Every political election involves a potential transfer of power. As political pundits say, “Politics ain’t tiddlywinks!” With so much at stake it is disturbing to see a decline in the black male voter turnout.

A democracy allows for the peaceful transfer of power but America’s Founding Fathers never intended for everyone’s opinion to be included in the process. In an ideal democratic republic the electoral process is sacrosanct. However, from the days of the nation’s founding the plebiscite has been restricted.

Half of the nation’s citizens are women, but they were prevented from voting until 1920. Also, poor white men with no property were once barred from the ballot box. As expected slaves had no vote, but after the 13th Amendment made slavery illegal in 1865 the nation has been embroiled in controversies to determine the status of the descendants of slaves.

The first step was the ratification of the 14th Amendment in 1868 that made all freed slaves citizens. That was followed by the 15th Amendment in 1870 that technically gave freed slaves the right to vote. The problem was that the rural population in much of the South was more than 60 percent black, and it was greater than 30 percent black in urban areas according to the 1860 census. Compliance by whites would lead to the loss of their political leverage.

The so-called Reconstruction era following the emancipation amendment did not last for very long. Jim Crow policies throughout the South emerged primarily to curtail the development of black political power. Poll taxes, bogus voter registration tests and then rank violence kept most blacks away from the polls. Government remedial efforts were unsuccessful.
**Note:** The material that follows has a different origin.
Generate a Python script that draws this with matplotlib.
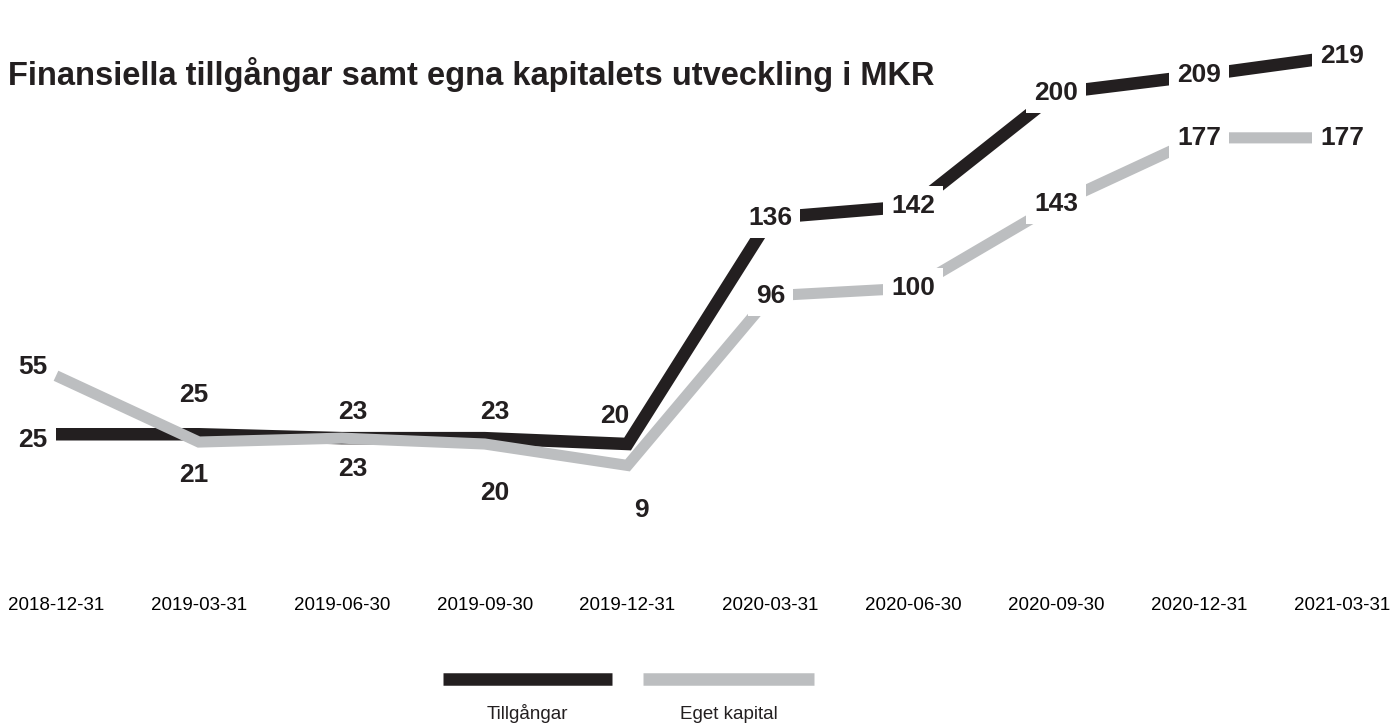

Finally, President Dwight D. Eisenhower created the Civil Rights Act of 1957 which established the Civil Rights Division of the U.S. Justice Department. This was the first federal voting rights act. Justice Department officials broke the back of solid resistance to black voting rights in the South. It also paved the way for the Civil Rights Act of 1964 that outlawed racial discrimination in education, employment and places of public accommodation.

The impact of the black vote became impressive in the 1964 election when blacks who might then still vote for Republicans left that party in droves. Barry Goldwater, who opposed the Civil Rights Act, got only 6 percent of the black vote while Lyndon Johnson got 94 percent. Since then the black vote has been a major power factor in the Democratic Party.

With the emergence of Barack Obama, the turnout of black voters has been outstanding. However, a report from the Pew Charitable Trusts indicates that the percentage of black male voters declined in 2016 from four years earlier. There is evidence that Russians tampering with election results ran a social media campaign to discourage blacks from voting.

The Voting Rights Act of 1965 cleared access to the polls for a while, but conservatives have never surrendered their campaign to disenfranchise blacks. Now they impose unrealistic voter ID requirements, restrict early voting, and disfigure congressional districts with bizarre gerrymandered boundaries.

It is no longer life threatening for blacks to go and vote as it was in earlier decades. Black males must “man-up” and vote in every election regardless of the inconvenience.